The value of state S2 takes into account the fact that after going into S2, you could also go to states S3 and S2.

It’s important because a state might always gives an agent a low immediate reward, but if that state have a high value, it means that it’s often followed by other states that yield high rewards (hence, the agent should still go to that state).

So for example, imagine again that the agent is at state S2, and that taking action “a3” yields a reward with a value of 5. And that taking the action “a6” yields a reward with a value of 3. Maybe the reason the policy told the agent to go to state S3 from state S2 (taking action “a6”) is that once the agent is on state S3, it can take action “a2” that yields a 100 reward value.

Rewards are given directly by the environment, but values must be estimated and re-estimated from the observations an agent makes over its lifetime. That is, because the value of a state will change depending on what the agent knows about futures possibilities from that state. And since the agent continuously explore, it will discover more possibilities.

Without rewards there will be no values, and the only reason to estimate values is to achieve more rewards in the long run. Hence, you can think about rewards as primary, and values as secondary (they are just used as predictions of future rewards).
Nevertheless, it’s values that we care about when making and evaluating decisions. We seek actions that bring us to states of highest value, not the highest reward, because these actions will provide us with the greatest amount of reward in the long run.

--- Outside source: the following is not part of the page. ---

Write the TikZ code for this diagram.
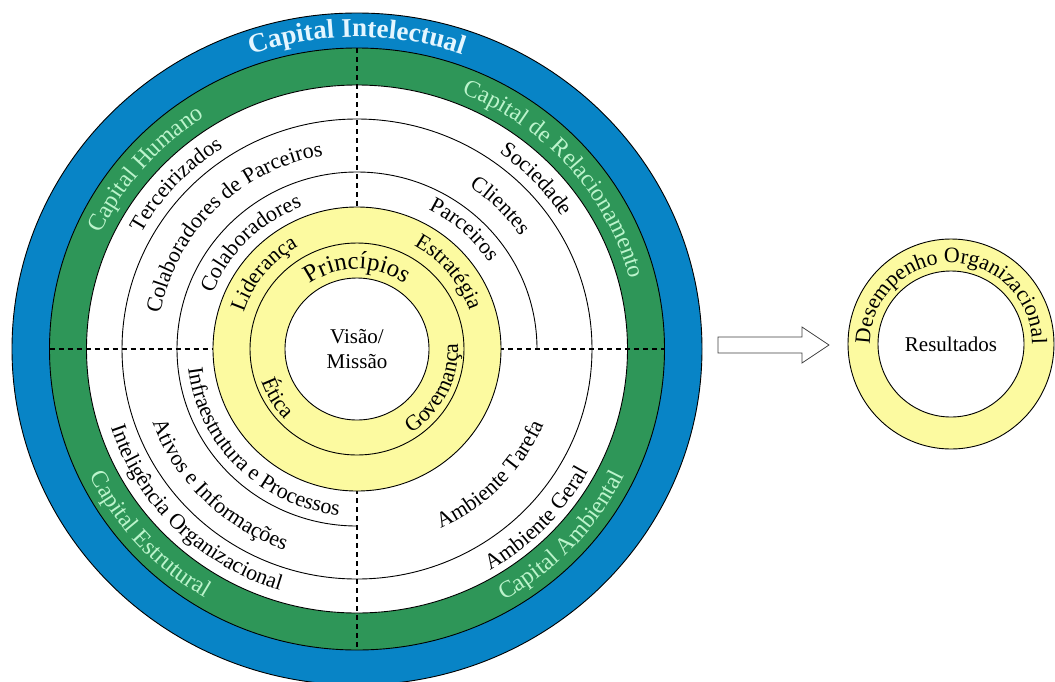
\documentclass[tikz,border=0pt]{standalone}
\usepackage{fontspec}
\setmainfont{Liberation Serif}
\usetikzlibrary{decorations.text}
\definecolor{capblue}{RGB}{8,132,198}
\definecolor{capgreen}{RGB}{46,150,88}
\definecolor{capyellow}{RGB}{252,250,160}
\definecolor{greentext}{RGB}{188,244,204}
\definecolor{bluetext}{RGB}{228,246,255}
\tikzset{
  ringline/.style = {draw=black, line width=0.9pt},
  quadline/.style = {dash pattern=on 5pt off 4pt, line width=1.1pt},
  blockarrow/.style = {draw=black!75, fill=white, line width=0.8pt},
  midtext/.style = {font=\fontsize{21}{25}\selectfont, align=center, inner sep=0pt},
}

\begin{document}
\begin{tikzpicture}[x=1pt, y=1pt]
\useasboundingbox (0,0) rectangle (1055,-681);

% capital rings
\begin{scope}[shift={(357,-349)}]
  \filldraw[fill=capblue, ringline] (0,0) ellipse [x radius=345, y radius=336];
  \filldraw[fill=capgreen, ringline] (0,0) ellipse [x radius=307.5, y radius=301];
  \filldraw[fill=white, ringline] (0,0) ellipse [x radius=270.5, y radius=264];

  % quadrant separators
  \draw[quadline] (0,301) -- (0,140);
  \draw[quadline] (0,-140) -- (0,-301);
  \draw[quadline] (-307.5,0) -- (-142,0);
  \draw[quadline] (142,0) -- (307.5,0);

  \draw[ringline] (0,0) ellipse [x radius=235, y radius=230];
  \draw[ringline] (180,0) arc [start angle=0, end angle=270, x radius=180, y radius=177];

  % core
  \filldraw[fill=capyellow, ringline] (0,0) ellipse [x radius=144, y radius=142];
  \draw[ringline] (0,0) ellipse [x radius=107, y radius=106];
  \filldraw[fill=white, ringline] (0,0) ellipse [x radius=72, y radius=71];
  \node (visao) [midtext] at (0,0) {Visão/\\Missão};

  % labels read clockwise, letters facing out
  \begin{scope}
    \fontsize{27}{30}\selectfont\bfseries
    \path[decorate, decoration={text along path, text align=center, text color=bluetext, text={Capital Intelectual}}]
      ({320*cos(160)}, {312*sin(160)}) arc [start angle=160, end angle=20, x radius=320, y radius=312];
  \end{scope}
  \begin{scope}
    \fontsize{24}{27}\selectfont
    \foreach \a/\rx/\ry/\txt in {139.5/282/275/Capital Humano, 41/282/275/Capital de Relacionamento}
      \path[decorate, decoration={text along path, text align=center, text color=greentext, text/.expanded=\txt}]
        ({\rx*cos(\a+70)}, {\ry*sin(\a+70)}) arc [start angle=\a+70, end angle=\a-70, x radius=\rx, y radius=\ry];
    \foreach \a/\rx/\ry/\txt in {222/297/290/Capital Estrutural, 317.5/297/290/Capital Ambiental}
      \path[decorate, decoration={text along path, text align=center, text color=greentext, text/.expanded=\txt}]
        ({\rx*cos(\a-70)}, {\ry*sin(\a-70)}) arc [start angle=\a-70, end angle=\a+70, x radius=\rx, y radius=\ry];
  \end{scope}
  \begin{scope}
    \fontsize{22}{25}\selectfont
    \foreach \a/\rx/\ry/\txt in {137.6/246/240/Terceirizados, 135/200/196/Colaboradores de Parceiros,
        135/155/152/Colaboradores, 43.5/246/240/Sociedade, 45/200/196/Clientes, 48/159/156/Parceiros,
        141/119/118/Liderança, 40/119/118/Estratégia}
      \path[decorate, decoration={text along path, text align=center, text/.expanded=\txt}]
        ({\rx*cos(\a+70)}, {\ry*sin(\a+70)}) arc [start angle=\a+70, end angle=\a-70, x radius=\rx, y radius=\ry];
    % labels read counter-clockwise, letters facing in
    \foreach \a/\rx/\ry/\txt in {225/259/253/Inteligência Organizacional, 225/218/213/Ativos e Informações,
        225/170/167/Infraestrutura e Processos, -43.5/263/257/Ambiente Geral, -43.5/202/197/Ambiente Tarefa,
        211.6/101/100/Ética, -27/101/100/Governança}
      \path[decorate, decoration={text along path, text align=center, text/.expanded=\txt}]
        ({\rx*cos(\a-70)}, {\ry*sin(\a-70)}) arc [start angle=\a-70, end angle=\a+70, x radius=\rx, y radius=\ry];
  \end{scope}
  \begin{scope}
    \fontsize{25}{28}\selectfont
    \path[decorate, decoration={text along path, text align=center, text={Princípios}}]
      ({81*cos(160)}, {80*sin(160)}) arc [start angle=160, end angle=20, x radius=81, y radius=80];
  \end{scope}
\end{scope}

\draw[blockarrow] (718,-337) -- (802,-337) -- (802,-327) -- (829,-345)
  -- (802,-363) -- (802,-353) -- (718,-353) -- cycle;

% outcome ring
\begin{scope}[shift={(951,-344)}]
  \filldraw[fill=capyellow, ringline] (0,0) ellipse [x radius=103, y radius=105];
  \filldraw[fill=white, ringline] (0,0) circle [radius=73];
  \node (result) [midtext] at (0,0) {Resultados};
  \begin{scope}
    \fontsize{22}{25}\selectfont
    \path[decorate, decoration={text along path, text align=center, text={Desempenho Organizacional}}]
      ({81*cos(190)}, {81*sin(190)}) arc [start angle=190, end angle=-10, radius=81];
  \end{scope}
\end{scope}
\end{tikzpicture}
\end{document}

The model of the environment is a model that mimics how the environment will behave.
For example, given a state and an action, the model might predict the next state and next reward.
Models are used for deciding on a course of actions, by taking into account possible future situations before they are actually experienced.
RL problems that use models are called model-based methods.
RL problems that don’t use models are called model-free methods. The agents here are explicitly trial-and-error learners.